Bila pendapat Dr. Yenti Garnasih ini dijadikan
pegangan, secara tidak sadar sebenarnya para penuntut umum telah mengorbankan
hal yang paling essensil dalam penyusunan surat dakwaan yaitu upaya
menyempurnakan pembuktian sebelum perkara dilimpahkan ke pengadilan. Kalau
logika ahli itu ditarik mundur ke belakang, maka penyidikan sesungguhnya telah
bergeser dari domainnya sebagaimana dinyatakan dalam KUHAP sebagai “ upaya mencari serta
mengumpulkan bukti yang dengan bukti itu membuat terang tentang TP yang terjadi
dan guna menemukan tersangkanya”. Lebih jauh, pola piker demikian akan sangat
berbahaya karena rentan penyalahgunaan wewenang oleh penyidik. Betapa tidak,
penyidik dapat saja menangkap dan menahan orang tanpa alat-alat bukti yang
cukup selanjutnya meneruskan kepada penuntut umum agar diajukan ke pengadilan.

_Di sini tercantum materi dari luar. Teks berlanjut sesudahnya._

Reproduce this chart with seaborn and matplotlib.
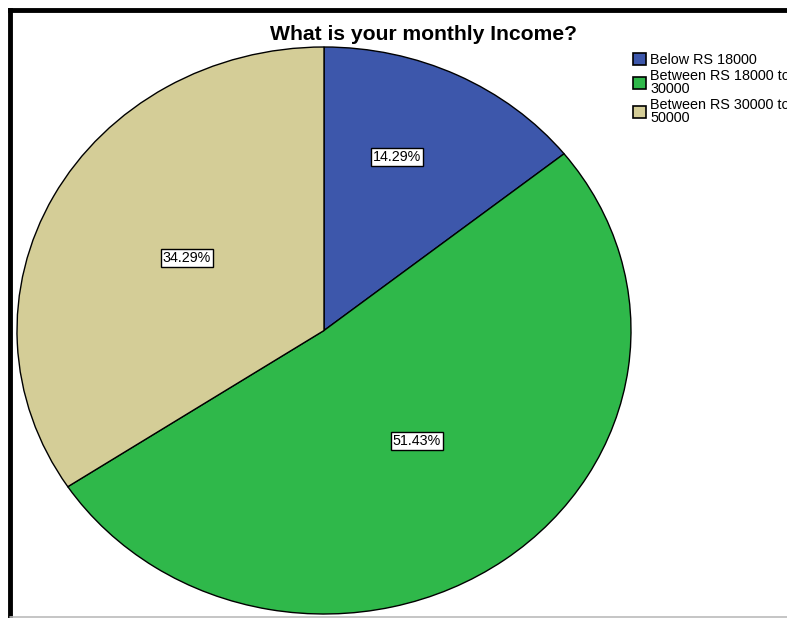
import matplotlib
matplotlib.use("Agg")
import matplotlib.pyplot as plt
from matplotlib.patches import Patch
from matplotlib.lines import Line2D
import seaborn as sns

categories = ["Below RS 18000", "Between RS 18000 to\n30000", "Between RS 30000 to\n50000"]
percentages = [14.29, 51.43, 34.29]
slice_colors = ["#3d57ab", "#2fb84a", "#d4cd97"]
title = "What is your monthly Income?"

sns.set_theme(style="white")
plt.rcParams["font.family"] = ["Liberation Sans", "DejaVu Sans"]
plt.rcParams["text.color"] = "black"

W, H = 787, 618
fig = plt.figure(figsize=(W / 100, H / 100), dpi=100)
fig.patch.set_facecolor("white")

# pie area (ellipse) in pixels: x 17..631, y 47..614
x0, x1, y0, y1 = 17, 631, 47, 614
ax = fig.add_axes([x0 / W, 1 - y1 / H, (x1 - x0) / W, (y1 - y0) / H])
wedges, _ = ax.pie(percentages, colors=slice_colors, startangle=90, counterclock=False,
                   radius=1.0, wedgeprops=dict(edgecolor="black", linewidth=1.0))
ax.set_aspect("auto")
ax.set_xlim(-1, 1)
ax.set_ylim(-1, 1)
ax.axis("off")

# percentage labels (pixel positions converted to data coords)
label_px = [(397, 157), (417, 441), (187, 258)]
cx, cy = (x0 + x1) / 2, (y0 + y1) / 2
rx, ry = (x1 - x0) / 2, (y1 - y0) / 2
for p, (px, py) in zip(percentages, label_px):
    ax.text((px - cx) / rx, (cy - py) / ry, f"{p:.2f}%", ha="center", va="center",
            fontsize=10.3, color="black",
            bbox=dict(boxstyle="square,pad=0.15", facecolor="white", edgecolor="black", linewidth=1.0))

fig.text(424 / W, 1 - 35 / H, title, ha="center", va="center", fontsize=15.2,
         fontweight="bold", color="black")

handles = [Patch(facecolor=c, edgecolor="black", linewidth=1.2) for c in slice_colors]
leg = fig.legend(handles, categories, loc="upper left", bbox_to_anchor=(623 / W, 1 - 43 / H),
                 frameon=False, fontsize=10.4, handlelength=0.9, handleheight=0.9,
                 handletextpad=0.3, labelspacing=0.15, borderpad=0.2)
for t in leg.get_texts():
    t.set_linespacing(0.9)
    t.set_color("black")

# frame lines
fig.add_artist(Line2D([10 / W, 10 / W], [0, 1 - 10 / H], color="black", linewidth=3.5,
                      solid_capstyle="projecting", transform=fig.transFigure))
fig.add_artist(Line2D([10 / W, 1.0], [1 - 10 / H, 1 - 10 / H], color="black", linewidth=3.5,
                      solid_capstyle="projecting", transform=fig.transFigure))
fig.add_artist(Line2D([10 / W, 1.0], [1 - 616.5 / H, 1 - 616.5 / H], color="#bbbbbb", linewidth=1.2,
                      transform=fig.transFigure))

fig.savefig("out.png", dpi=100)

Penyidik dapat berdalih bahwa pengajuan/penyempurnaan alat-alat bukti akan
dilakukan di depan hakim melalui mekanisme Pembalikan beban pembuktian.
Dari sisi
hukum acara pidana formil,
pelaksanaan prinsip Pembalikan beban pembuktian juga masih dapat diperdebatkan.
Apakah prinsip tersebut akan dilaksanakan sebelum pemeriksaan saksi-saksi yang
diajukan penuntut umum, setelahnya atau diselang-seling ? Ataukah diajukan
ketika pemeriksaan terdakwa dilakukan ? Kalau dilakukan ketika proses
pemeriksaan terdakwa, apakah setelahnya penuntut umum masih diberikan hak untuk
menghadirkan saksi guna mengcounter keterangan terdakwa ? Ataukah ada formalitas
khusus yang diberikan kepada penuntut umum untuk melakukan tindakan lain ketika
proses pemeriksaan sedang berlangsung ? (misalnya memeriksakan surat-surat yang
berkaitan dengan pembuktian dari terdakwa pada Laboratorium forensik). Bagaimana pula dengan
perbuatan pidana yang didakwakan ? Apakah uraian dakwaan dapat didasarkan pada
kecurigaan atau ketidakmampuan penyidik/penuntut umum melakukan penelusuran
harta kekayaan terdakwa ? Masihlah banyak persoalan yang kelak akan berkaitan
dengan hukum acara pidana
terhadap persoalan ini, dan tentu saja tidak boleh semata-mata hanya diserahkan
pada kebijaksanaan hakim di ruangan sidang. Tetap harus ada petunjuk pelaksanaan atau petunjuk
teknis tentang pelaksanaan prinsip ini di tingkat lapangan.